**PROBLEM DESCRIPTION**
The material below has pictures in it. Set down only the lines from the line containing "Recreate this image as a LaTeX" through the line containing "University.north) -- (Student.south);", word for word, and leave the pictures behind.

**DATA TO PROCESS**
-- begin --
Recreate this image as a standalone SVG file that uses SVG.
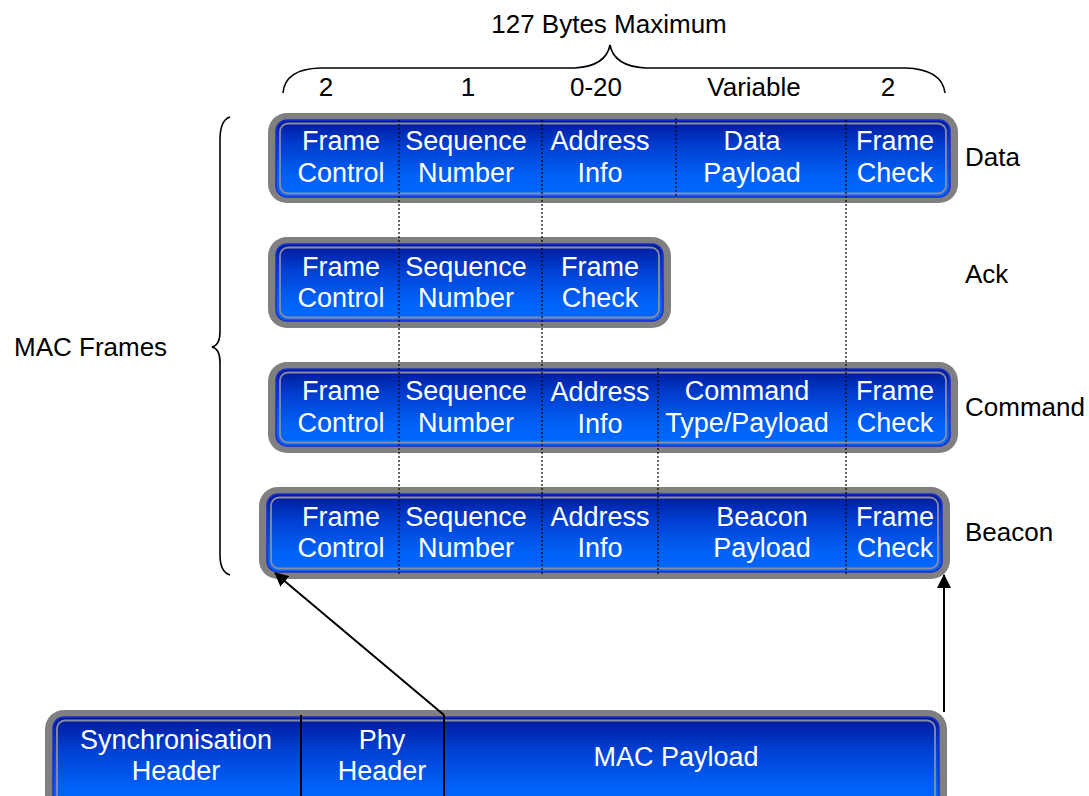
<svg xmlns="http://www.w3.org/2000/svg" width="1089" height="796" viewBox="0 0 1089 796">
<defs>
<linearGradient id="blue" x1="0" y1="0" x2="0" y2="1">
<stop offset="0" stop-color="#00189a"/>
<stop offset="0.35" stop-color="#0040d2"/>
<stop offset="0.75" stop-color="#0062f8"/>
<stop offset="1" stop-color="#0068ff"/>
</linearGradient>
<marker id="arr" viewBox="0 0 14 14" refX="13" refY="7" markerWidth="14" markerHeight="14" markerUnits="userSpaceOnUse" orient="auto">
<path d="M0,0 L14,7 L0,14 z" fill="#000"/>
</marker>
</defs>
<style>
.outer{fill:#808080}
.inner{fill:url(#blue);stroke:#1a2ecc;stroke-width:1.5}
.rim{fill:none;stroke:#8c8ca0;stroke-width:1.8}
.ft{font-family:"Liberation Sans",Arial,sans-serif;font-size:27px;fill:#fff;text-anchor:middle}
.lb{font-family:"Liberation Sans",Arial,sans-serif;font-size:26px;fill:#000}
.dot{stroke:#000;stroke-width:1.2;stroke-dasharray:2 2;fill:none}
.ln{stroke:#000;stroke-width:1.6;fill:none}
.ar{stroke:#000;stroke-width:2;fill:none}
</style>

<g id="top-brace">
<path class="ln" d="M283 93 Q285 69 320 68 L575 68 Q606 66 610 45 Q614 66 645 68 L905 68 Q942 69 945 93"/>
<text class="lb" x="609" y="33" text-anchor="middle">127 Bytes Maximum</text>
<text class="lb" x="326" y="96" text-anchor="middle">2</text>
<text class="lb" x="468" y="96" text-anchor="middle">1</text>
<text class="lb" x="596" y="96" text-anchor="middle">0-20</text>
<text class="lb" x="754" y="96" text-anchor="middle">Variable</text>
<text class="lb" x="888" y="96" text-anchor="middle">2</text>
</g>

<g id="left-brace">
<path class="ln" d="M230 117 Q220 120 220 140 L220 332 Q220 345 212 347 Q220 349 220 362 L220 555 Q220 572 230 575"/>
<text class="lb" x="14" y="356">MAC Frames</text>
</g>

<g id="frame-data">
<rect class="outer" x="268" y="113" width="690" height="90" rx="19"/>
<rect class="inner" x="276" y="120" width="674" height="77" rx="11"/>
<rect class="rim" x="280" y="123.5" width="666" height="70" rx="8"/>
<text class="ft" x="341" y="150">Frame</text><text class="ft" x="341" y="182">Control</text>
<text class="ft" x="466" y="150">Sequence</text><text class="ft" x="466" y="182">Number</text>
<text class="ft" x="600" y="150">Address</text><text class="ft" x="600" y="182">Info</text>
<text class="ft" x="752" y="150">Data</text><text class="ft" x="752" y="182">Payload</text>
<text class="ft" x="895" y="150">Frame</text><text class="ft" x="895" y="182">Check</text>
<text class="lb" x="965" y="166">Data</text>
</g>

<g id="frame-ack">
<rect class="outer" x="268" y="237" width="403" height="91" rx="19"/>
<rect class="inner" x="276" y="244" width="387" height="77" rx="11"/>
<rect class="rim" x="280" y="247.5" width="379" height="70" rx="8"/>
<text class="ft" x="341" y="276">Frame</text><text class="ft" x="341" y="307">Control</text>
<text class="ft" x="466" y="276">Sequence</text><text class="ft" x="466" y="307">Number</text>
<text class="ft" x="600" y="276">Frame</text><text class="ft" x="600" y="307">Check</text>
<text class="lb" x="965" y="283">Ack</text>
</g>

<g id="frame-command">
<rect class="outer" x="268" y="362" width="690" height="91" rx="19"/>
<rect class="inner" x="276" y="369" width="674" height="77" rx="11"/>
<rect class="rim" x="280" y="372.5" width="666" height="70" rx="8"/>
<text class="ft" x="341" y="400">Frame</text><text class="ft" x="341" y="432">Control</text>
<text class="ft" x="466" y="400">Sequence</text><text class="ft" x="466" y="432">Number</text>
<text class="ft" x="600" y="401">Address</text><text class="ft" x="600" y="433">Info</text>
<text class="ft" x="747" y="400">Command</text><text class="ft" x="747" y="432">Type/Payload</text>
<text class="ft" x="895" y="400">Frame</text><text class="ft" x="895" y="432">Check</text>
<text class="lb" x="965" y="416">Command</text>
</g>

<g id="frame-beacon">
<rect class="outer" x="259" y="487" width="691" height="92" rx="19"/>
<rect class="inner" x="267" y="494" width="675" height="78" rx="11"/>
<rect class="rim" x="271" y="497.5" width="667" height="71" rx="8"/>
<text class="ft" x="341" y="526">Frame</text><text class="ft" x="341" y="557">Control</text>
<text class="ft" x="466" y="526">Sequence</text><text class="ft" x="466" y="557">Number</text>
<text class="ft" x="600" y="526">Address</text><text class="ft" x="600" y="557">Info</text>
<text class="ft" x="762" y="526">Beacon</text><text class="ft" x="762" y="557">Payload</text>
<text class="ft" x="895" y="526">Frame</text><text class="ft" x="895" y="557">Check</text>
<text class="lb" x="965" y="541">Beacon</text>
</g>

<g id="frame-phy">
<rect class="outer" x="45" y="710" width="902" height="110" rx="19"/>
<rect class="inner" x="53" y="717" width="886" height="95" rx="11"/>
<rect class="rim" x="57" y="720.5" width="878" height="88" rx="8"/>
<text class="ft" x="176" y="749">Synchronisation</text><text class="ft" x="176" y="780">Header</text>
<text class="ft" x="382" y="749">Phy</text><text class="ft" x="382" y="780">Header</text>
<text class="ft" x="676" y="766">MAC Payload</text>
</g>

<g id="connectors">
<line class="dot" x1="399" y1="120" x2="399" y2="575"/>
<line class="dot" x1="542" y1="120" x2="542" y2="575"/>
<line class="dot" x1="846" y1="120" x2="846" y2="575"/>
<line class="dot" x1="676" y1="118" x2="676" y2="198"/>
<line class="dot" x1="658" y1="368" x2="658" y2="575"/>
<line class="ar" x1="301" y1="715" x2="301" y2="796"/>
<line class="ar" x1="444" y1="715" x2="444" y2="796"/>
<line class="ar" x1="444" y1="715" x2="275" y2="573" marker-end="url(#arr)"/>
<line class="ar" x1="944" y1="712" x2="944" y2="575" marker-end="url(#arr)"/>
</g>
</svg>
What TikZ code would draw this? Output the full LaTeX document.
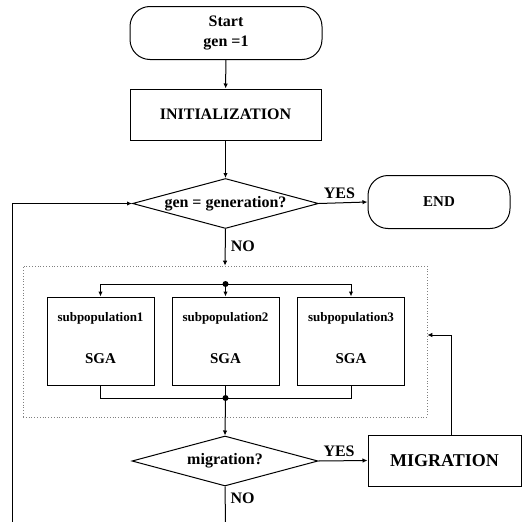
\documentclass[tikz,border=0pt]{standalone}
\usepackage{fontspec}
\setmainfont{Liberation Serif}
\usetikzlibrary{shapes.geometric,arrows.meta}

\newcommand{\fsz}[1]{\fontsize{#1}{#1}\selectfont}

\begin{document}
\begin{tikzpicture}[x=1pt,y=-1pt,
    line width=1pt, >={Latex[length=5pt,width=4.5pt]},
    every node/.style={inner sep=0pt,font=\bfseries\fsz{16}},
    term/.style={draw,rounded corners=20pt,minimum height=53pt,minimum width=#1,align=center},
    procbox/.style={draw,minimum height=51pt,minimum width=#1},
    decide/.style={draw,diamond,shape aspect=4,minimum width=186pt,minimum height=50pt},
    subbox/.style={draw,minimum width=107pt,minimum height=88pt,align=center},
    islandbox/.style={draw=gray,line width=0.6pt,dash pattern=on 0.8pt off 2pt,
        minimum width=404pt,minimum height=151pt},
    lbl/.style={font=\bfseries\fsz{16}}]

\useasboundingbox (0,0) rectangle (522,522);

% Main line
\node[term=192pt] (start) at (226,33) {Start\\[4pt]gen =1};
\node[procbox=191pt] (init) at (225.5,114.5) {INITIALIZATION};
\node[decide] (gencheck) at (225.5,203.5) {\makebox[0pt]{gen = generation?}};
\node[term=142pt,font=\bfseries\fsz{15}] (finish) at (439,202) {END};

\draw[->] (start) -- (init);
\draw[->] (init) -- (gencheck);
\draw[->] (gencheck.east) -- node[lbl,pos=0.42,above=4pt] {YES} (finish.west);

%========================
% Island model (3 subpopulations)
%========================
\node[islandbox] (island) at (225,341.5) {};
\draw[->] (gencheck.south) -- node[lbl,right=5pt,pos=0.47] {NO} (island.north);

\node[subbox] (sub1) at (100.5,341) {{\fsz{13}subpopulation1}\\[26pt]{\fsz{15}SGA}\rule[-7pt]{0pt}{7pt}};
\node[subbox] (sub2) at (225.5,341) {{\fsz{13}subpopulation2}\\[26pt]{\fsz{15}SGA}\rule[-7pt]{0pt}{7pt}};
\node[subbox] (sub3) at (351,341) {{\fsz{13}subpopulation3}\\[26pt]{\fsz{15}SGA}\rule[-7pt]{0pt}{7pt}};

\coordinate (split) at (225.5,284);
\coordinate (merge) at (225.5,398);
\fill (split) circle (3pt);
\fill (merge) circle (3pt);

% Split
\draw[->] (split) -| (sub1.north);
\draw[->] (split) -- (sub2.north);
\draw[->] (split) -| (sub3.north);

% Merge
\draw (sub1.south) |- (merge);
\draw (sub2.south) -- (merge);
\draw (sub3.south) |- (merge);

%========================
% Migration
%========================
\node[decide] (migcheck) at (225,461) {\makebox[0pt]{\fsz{16}migration?}};
\node[procbox=153pt,font=\bfseries\fsz{18}] (migrate) at (444.5,460.5) {MIGRATION};

\draw[->] (merge) -- (migcheck.north);
\draw[->] (migcheck.east) -- node[lbl,pos=0.42,above=4pt] {YES} (migrate.west);
\draw[->] ([xshift=6.5pt]migrate.north) |- ([yshift=6.5pt]island.east);

% Back to the generation check
\coordinate (nobottom) at (225.5,522);
\coordinate (loopbottom) at (12,522);
\draw (migcheck.south) -- node[lbl,right=5pt,pos=0.33] {NO} (nobottom);
\draw[->] (loopbottom) |- (gencheck.west);

\end{tikzpicture}
\end{document}
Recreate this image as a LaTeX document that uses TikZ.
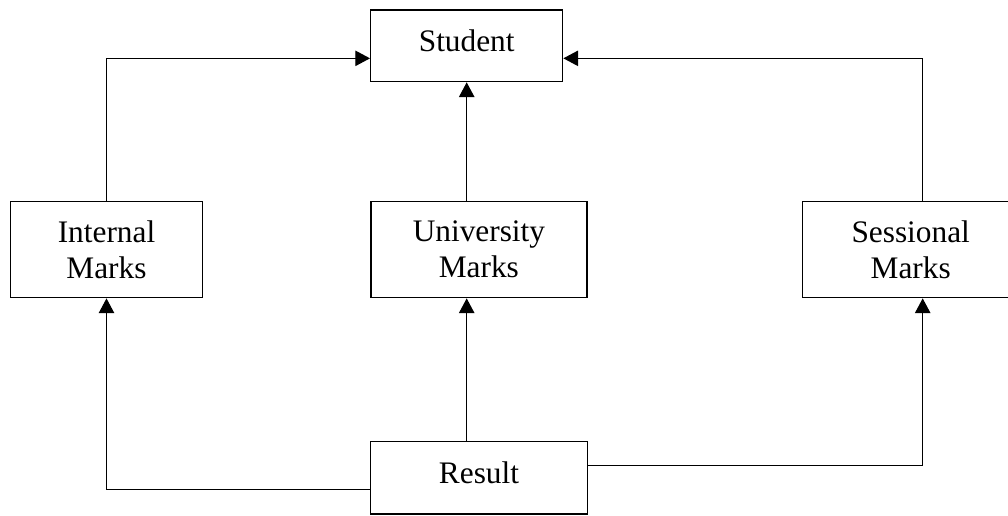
\documentclass[tikz,border=0pt]{standalone}
\usepackage{fontspec}
\setmainfont{Liberation Serif}
\usetikzlibrary{arrows.meta}

\tikzset{
	box/.style = {rectangle, draw = black, line width = 1pt, align = center,
		font = \fontsize{23.5}{27}\selectfont, inner sep = 0pt},
	oneline/.style = {text depth = 7.5pt},
	link/.style = {draw = black, line width = 0.9pt,
		-{Triangle[length = 11pt, width = 11.5pt]}}
}

\begin{document}
\begin{tikzpicture}[x = 0.75pt, y = -0.75pt]
	\useasboundingbox (0, 0) rectangle (1008, 515);
	\node (Student)    at (466.7,  45.8)	[box, oneline, minimum width = 144pt, minimum height = 53.8pt]	{Student};
	\node (Internal)   at (106.5, 249.7)	[box, minimum width = 144.4pt, minimum height = 72pt]	{Internal\\Marks};
	\node (University) at (478.9, 249.7)	[box, minimum width = 162pt, minimum height = 72pt]	{University\\Marks};
	\node (Sessional)  at (910.7, 249.7)	[box, minimum width = 162pt, minimum height = 72pt]	{Sessional\\Marks};
	\node (Result)     at (479.0, 477.9)	[box, oneline, minimum width = 162.5pt, minimum height = 54.2pt]	{Result};

	% upper links
	\draw [link] (Internal.north) |- ([yshift = -9.4pt]Student.west);
	\draw [link] ([xshift = 9pt]Sessional.north) |- ([yshift = -9.4pt]Student.east);
	\draw [link] (Student.south |- University.north) -- (Student.south);

	% lower links
	\draw [link] (Student.south |- Result.north) -- (Student.south |- University.south);
	\draw [link] ([yshift = -8.6pt]Result.west) -| (Internal.south);
	\draw [link] ([yshift = 9.4pt]Result.east) -| ([xshift = 9pt]Sessional.south);
\end{tikzpicture}
\end{document}
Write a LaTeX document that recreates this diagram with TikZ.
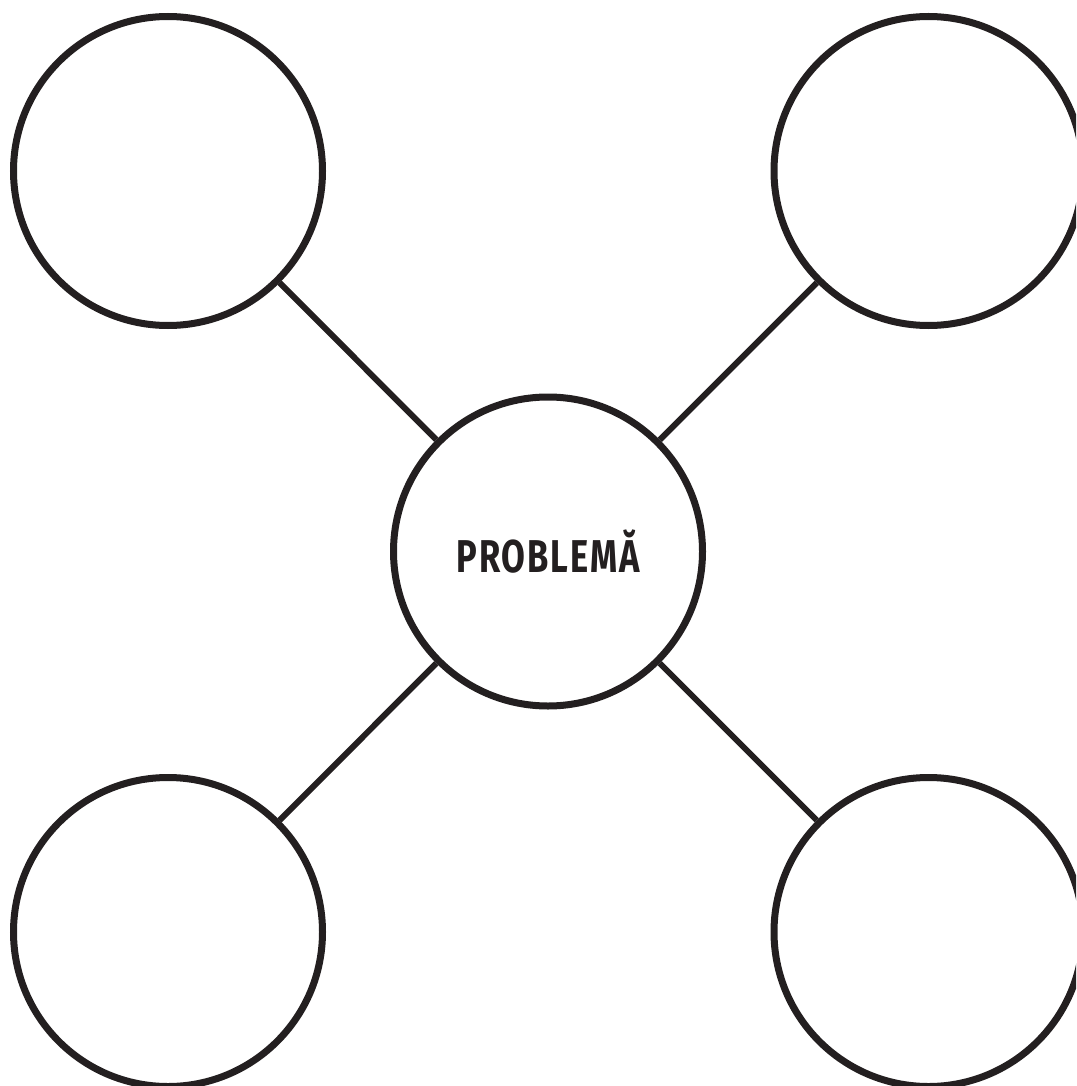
-- end --
**EXERCISE ANSWER**
Recreate this image as a LaTeX document that uses TikZ.
\documentclass[tikz,border=0pt]{standalone}
\usepackage{fontspec}
\setmainfont{Liberation Serif}
\usetikzlibrary{arrows.meta}

\tikzset{
	box/.style = {rectangle, draw = black, line width = 1pt, align = center,
		font = \fontsize{23.5}{27}\selectfont, inner sep = 0pt},
	oneline/.style = {text depth = 7.5pt},
	link/.style = {draw = black, line width = 0.9pt,
		-{Triangle[length = 11pt, width = 11.5pt]}}
}

\begin{document}
\begin{tikzpicture}[x = 0.75pt, y = -0.75pt]
	\useasboundingbox (0, 0) rectangle (1008, 515);
	\node (Student)    at (466.7,  45.8)	[box, oneline, minimum width = 144pt, minimum height = 53.8pt]	{Student};
	\node (Internal)   at (106.5, 249.7)	[box, minimum width = 144.4pt, minimum height = 72pt]	{Internal\\Marks};
	\node (University) at (478.9, 249.7)	[box, minimum width = 162pt, minimum height = 72pt]	{University\\Marks};
	\node (Sessional)  at (910.7, 249.7)	[box, minimum width = 162pt, minimum height = 72pt]	{Sessional\\Marks};
	\node (Result)     at (479.0, 477.9)	[box, oneline, minimum width = 162.5pt, minimum height = 54.2pt]	{Result};

	% upper links
	\draw [link] (Internal.north) |- ([yshift = -9.4pt]Student.west);
	\draw [link] ([xshift = 9pt]Sessional.north) |- ([yshift = -9.4pt]Student.east);
	\draw [link] (Student.south |- University.north) -- (Student.south);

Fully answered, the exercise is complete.